Ee, peki kim sorumlu körfezin kirlilik nedeniyle can çekişmesinden?
Sanki tenis maçı oynanıyor. Raketin biri büyükşehirde, diğeri körfez yönetiminde. Halk tenis topu.
Bir ona, bir buna atılıp duruyor.
Vs…Vs…Vs…
Yapılacak bir şey vardır efendim!
Öyle basit ve kaçamak yanıtlarla kimse bile bile bu ladese kanmaz!
Başkan veya o makamı temsil eden siyasi kişiler çıkacak adam gibi halkının karşısına açıklayacak.
Ve yönetiminden sorumlu halkına yaşadığı krizi (tabi varsa böyle bir kriz) bildirmekle yükümlüdür efendim!
O mavi bayrağın yanına bir uyarı yazısı ile halkı uyarmaktan sorumludur.
Kimse çaresizlik rolünü oynayıp halkın aklıyla oynamasınlar.
Körfezde denize giren soluğu hastanede alıyor.
M. Ö 4.214 yılında yaşamış Sümerlerin sözünü gel de yazma!
“Kasapların tartışmasında koyunların taraf tutması, koyunların kaderini değiştirmez.”
İkinci bir Sümer sözüyle eleştirimi noktalayacağım: Nasıl da “Cuk” diye oturuyor!
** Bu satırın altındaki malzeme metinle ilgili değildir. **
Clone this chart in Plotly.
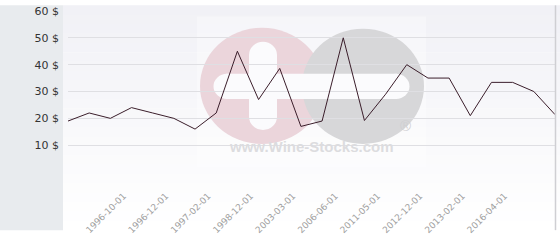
import plotly.graph_objects as go

# ---- data ----
prices = [19, 22, 20, 24, 22, 20, 16, 22, 45, 27, 38.6, 17, 19, 50, 19.2,
          29, 40, 35, 35, 21, 33.4, 33.4, 30, 21.4]
tick_positions = [3, 5, 7, 9, 11, 13, 15, 17, 19, 21]
tick_labels = ["1996-10-01", "1996-12-01", "1997-02-01", "1998-12-01", "2003-03-01",
               "2006-06-01", "2011-05-01", "2012-12-01", "2013-02-01", "2016-04-01"]
y_ticks = [0, 10, 20, 30, 40, 50, 60]
y_tick_labels = ["", "10 $", "20 $", "30 $", "40 $", "50 $", "60 $"]

x_idx = list(range(len(prices)))

# ---- geometry helpers (pixel -> paper) ----
L, R, T, B = 68, 555, 5, 179
W, H = R - L, B - T
def px(x):
    return (x - L) / W
def py(y):
    return (B - y) / H

shapes = []
# left gray panel
shapes.append(dict(type="rect", xref="paper", yref="paper", x0=px(0), x1=px(63),
                   y0=py(240), y1=py(0), fillcolor="#e8ebee", line_width=0, layer="below"))
# gradient background bands
n = 24
top = (241, 241, 246)
for i in range(n):
    t = i / (n - 1)
    c = tuple(round(top[k] + (255 - top[k]) * t) for k in range(3))
    shapes.append(dict(type="rect", xref="paper", yref="paper",
                       x0=px(63), x1=px(560), y0=py(i * 10 + 10.5), y1=py(i * 10),
                       fillcolor="rgb(%d,%d,%d)" % c, line_width=0, layer="below"))
# watermark logo
shapes.append(dict(type="rect", xref="paper", yref="paper", x0=px(197), x1=px(426),
                   y0=py(173), y1=py(12), fillcolor="rgba(255,255,255,0.35)",
                   line_width=0, layer="below"))
shapes.append(dict(type="circle", xref="paper", yref="paper", x0=px(200), x1=px(324),
                   y0=py(148), y1=py(24), fillcolor="#ebd5db", line_width=0, layer="below"))
shapes.append(dict(type="circle", xref="paper", yref="paper", x0=px(302), x1=px(424),
                   y0=py(148), y1=py(25), fillcolor="#d7d7d9", line_width=0, layer="below"))
wc = "#fbfbfd"
shapes.append(dict(type="rect", xref="paper", yref="paper", x0=px(226), x1=px(397),
                   y0=py(100), y1=py(73), fillcolor=wc, line_width=0, layer="below"))
shapes.append(dict(type="rect", xref="paper", yref="paper", x0=px(249), x1=px(277),
                   y0=py(119), y1=py(53), fillcolor=wc, line_width=0, layer="below"))
for cx, cy in [(227, 86.5), (396, 86.5)]:
    shapes.append(dict(type="circle", xref="paper", yref="paper", x0=px(cx - 13.5),
                       x1=px(cx + 13.5), y0=py(cy + 13.5), y1=py(cy - 13.5),
                       fillcolor=wc, line_width=0, layer="below"))
for cx, cy in [(263, 53), (263, 119)]:
    shapes.append(dict(type="circle", xref="paper", yref="paper", x0=px(cx - 14),
                       x1=px(cx + 14), y0=py(cy + 14), y1=py(cy - 14),
                       fillcolor=wc, line_width=0, layer="below"))
# right border
shapes.append(dict(type="line", xref="paper", yref="paper", x0=px(555.5), x1=px(555.5),
                   y0=py(240), y1=py(0), line=dict(color="#cfcfd3", width=1.5)))

fig = go.Figure()
fig.add_trace(go.Scatter(x=x_idx, y=prices, mode="lines",
                         line=dict(color="#3b1e2b", width=1), hoverinfo="skip"))

fig.update_layout(
    width=560, height=240,
    margin=dict(l=L, r=560 - R, t=T, b=240 - B),
    paper_bgcolor="white", plot_bgcolor="rgba(0,0,0,0)",
    showlegend=False, shapes=shapes,
    font=dict(family="DejaVu Sans"),
    annotations=[
        dict(text="<b>www.Wine-Stocks.com</b>", xref="paper", yref="paper",
             x=px(311), y=py(162), showarrow=False,
             font=dict(family="Liberation Sans", size=15, color="#dcdcdf")),
        dict(text="®", xref="paper", yref="paper", x=px(413), y=py(139),
             showarrow=False, font=dict(family="Liberation Sans", size=15, color="#cfcfd2")),
    ],
)
fig.update_xaxes(range=[0, len(prices) - 1], tickmode="array", tickvals=tick_positions,
                 ticktext=tick_labels, tickangle=-45, showgrid=False, zeroline=False,
                 showline=False, ticks="", tickfont=dict(size=9, color="#a0a0a0"),
                 ticklabelstandoff=15, ticklabelshift=-8, ticklabeloverflow="allow")
fig.update_yaxes(range=[-0.349, 60.349], tickmode="array", tickvals=y_ticks,
                 ticktext=y_tick_labels, showgrid=True, gridcolor="#dfdfe3", gridwidth=1,
                 zeroline=False, showline=False, ticks="",
                 tickfont=dict(size=11, color="#333333"), ticklabelstandoff=8,
                 ticklabeloverflow="allow")

fig.write_html("out.html")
“Çobanın kaval sesine kanıp yaylaya gittiğini zanneden koyunlar; mezbahaya gittiklerini hiçbir zaman öğrenemediler.”
.
Tıpkı Edremit Körfezinde mavi bayrağa güvenip denize giren insanların hastanelere gideceğinden habersiz halk gibi…
.
Sonuç olarak;
Ben, sen, o, onlar, bahanemiz olmamalı.
Kirlilikten bizler de sorumluyuz.
Unutmayalım, üzerinde yaşadığımız bu vatanın her karış toprağı, denizi, havası bizim. Bize düşen sorumluluk; evimiz gibi çevremize de sahiplenip korumak olmalıdır.